No historico julgamento desse habeas corpus, denegado pelo Supremo Tribunal Federal, em julgamento ocorrido em 23 de abril de 1892, destaca-se, ate hoje, o luminoso voto vencido proferido pelo Ministro Pisa e Almeida, que não hesitou em sustentar a tese – que, embora solitaria, viria a transformar-se, alguns anos depois, no nucleo da jurisprudencia dominante nesta Suprema Corte, chegando, ate mesmo, a ser consagrada em textos constitucionais posteriores – na qual acentuava que os abusos, mesmo quando praticados na vigencia do estado de sitio, pela Presidencia da Republica, estao sob a jurisdição imediata do Supremo Tribunal Federal, cuja competencia, em tal materia, pode e deve ser exercida, ainda que o proprio Congresso Nacional nao se tenha pronunciado sobre a adoção dessa medida extraordinaria de defesa do Estado, eis que os poderes de crise, atribuidos ao Chefe do Executivo, nao sao ilimitados e nem se revelam superiores a autoridade da Constituição.
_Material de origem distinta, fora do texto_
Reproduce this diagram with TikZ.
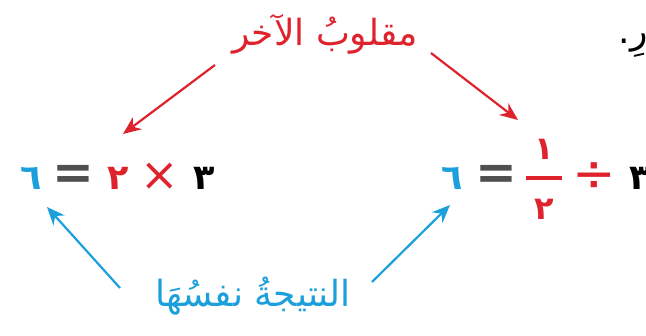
\documentclass[tikz,border=0pt]{standalone}
\usepackage{fontspec}
\usetikzlibrary{arrows.meta}
\TeXXeTstate=1
\newfontfamily\arabicfont[Script=Arabic]{DejaVu Sans}
\definecolor{myred}{RGB}{222,35,45}
\definecolor{myblue}{RGB}{28,160,220}
\definecolor{eqgray}{RGB}{80,80,80}
\tikzset{
  lbl/.style={inner sep=0pt, font=\arabicfont\fontsize{36}{40}\selectfont},
  dig/.style={inner sep=0pt, font=\arabicfont\bfseries\fontsize{35}{38}\selectfont},
  fracdig/.style={inner sep=0pt, font=\arabicfont\bfseries\fontsize{32}{34}\selectfont},
  sym/.style={inner sep=0pt, font=\arabicfont\fontsize{46}{48}\selectfont},
  eqs/.style={inner sep=0pt, text=eqgray, font=\arabicfont\bfseries\fontsize{50}{52}\selectfont},
  redarrow/.style={draw=myred, line width=2.2pt, -{Stealth[length=18pt,width=15pt]}},
  bluearrow/.style={draw=myblue, line width=2.2pt, -{Stealth[length=18pt,width=15pt]}}
}
\begin{document}
\begin{tikzpicture}[x=1pt,y=-1pt]
\useasboundingbox[fill=white] (0,0) rectangle (646,336);
% labels
\node[lbl, text=myred] (lab1) at (325,34) {\beginR مقلوبُ الآخر\endR};
\node[lbl, text=myblue] (lab2) at (253,296) {\beginR النتيجةُ نفسُهَا\endR};
\node[lbl, text=black, anchor=east] (tail) at (648,46) {\beginR رِ.\endR};
% left equation
\node[dig, text=myblue] (L6) at (31,178) {٦};
\node[eqs] (Leq) at (73,177) {=};
\node[dig, text=myred] (L2) at (118,178) {٢};
\node[sym, text=myred] (Lx) at (160,177) {×};
\node[dig, text=black] (L3) at (204,178) {٣};
% right equation
\node[dig, text=myblue] (R6) at (452,178) {٦};
\node[eqs] (Req) at (496,177) {=};
\node[fracdig, text=myred] (R1) at (544,149) {١};
\coordinate (barL) at (526,178);
\coordinate (barR) at (562,178);
\draw[myred, line width=4pt] (barL) -- (barR);
\node[fracdig, text=myred] (R2) at (544,209) {٢};
\node[sym, text=myred, font=\arabicfont\fontsize{52}{54}\selectfont] (Rdiv) at (594,177) {÷};
\node[dig, text=black] (R3) at (640,178) {٣};
% arrows
\coordinate (r1s) at (215,65);
\coordinate (r1e) at (123,134);
\coordinate (r2s) at (431,53);
\coordinate (r2e) at (518,120);
\coordinate (b1s) at (120,288);
\coordinate (b1e) at (47,207);
\coordinate (b2s) at (372,282);
\coordinate (b2e) at (450,205);
\draw[redarrow] (r1s) -- (r1e);
\draw[redarrow] (r2s) -- (r2e);
\draw[bluearrow] (b1s) -- (b1e);
\draw[bluearrow] (b2s) -- (b2e);
\end{tikzpicture}
\end{document}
Afirmou-se, ainda, nesse historico voto vencido, que a cessação do estado de sitio importava em restabelecimento imediato das garantias constitucionais, pois a prisao e o desterro, por ordem meramente administrativa, nao poderiam prolongar-se indefinidamente, sem processo e sem possibilidade de controle jurisdicional.

Essa tese tao cara a preservação das liberdades individuais, apenas veio a prevalecer alguns anos depois, por efeito da irresistivel força fecundante de que pode revestir-se um simples voto vencido.

Tem inteira razão, pois, Raymundo Faoro, quando enfatiza que o voto vencido, muitas vezes, “representa a honra de um corpo politico, alicerce da opiniao vencedora num passo subsequente. E o voto da coragem, de quem nao teme ficar so … ” (apud Flavio Flores da Cunha Bierrenbach, “Quem tem medo da Constituinte”, prefacio, 1986, Paz e Terra).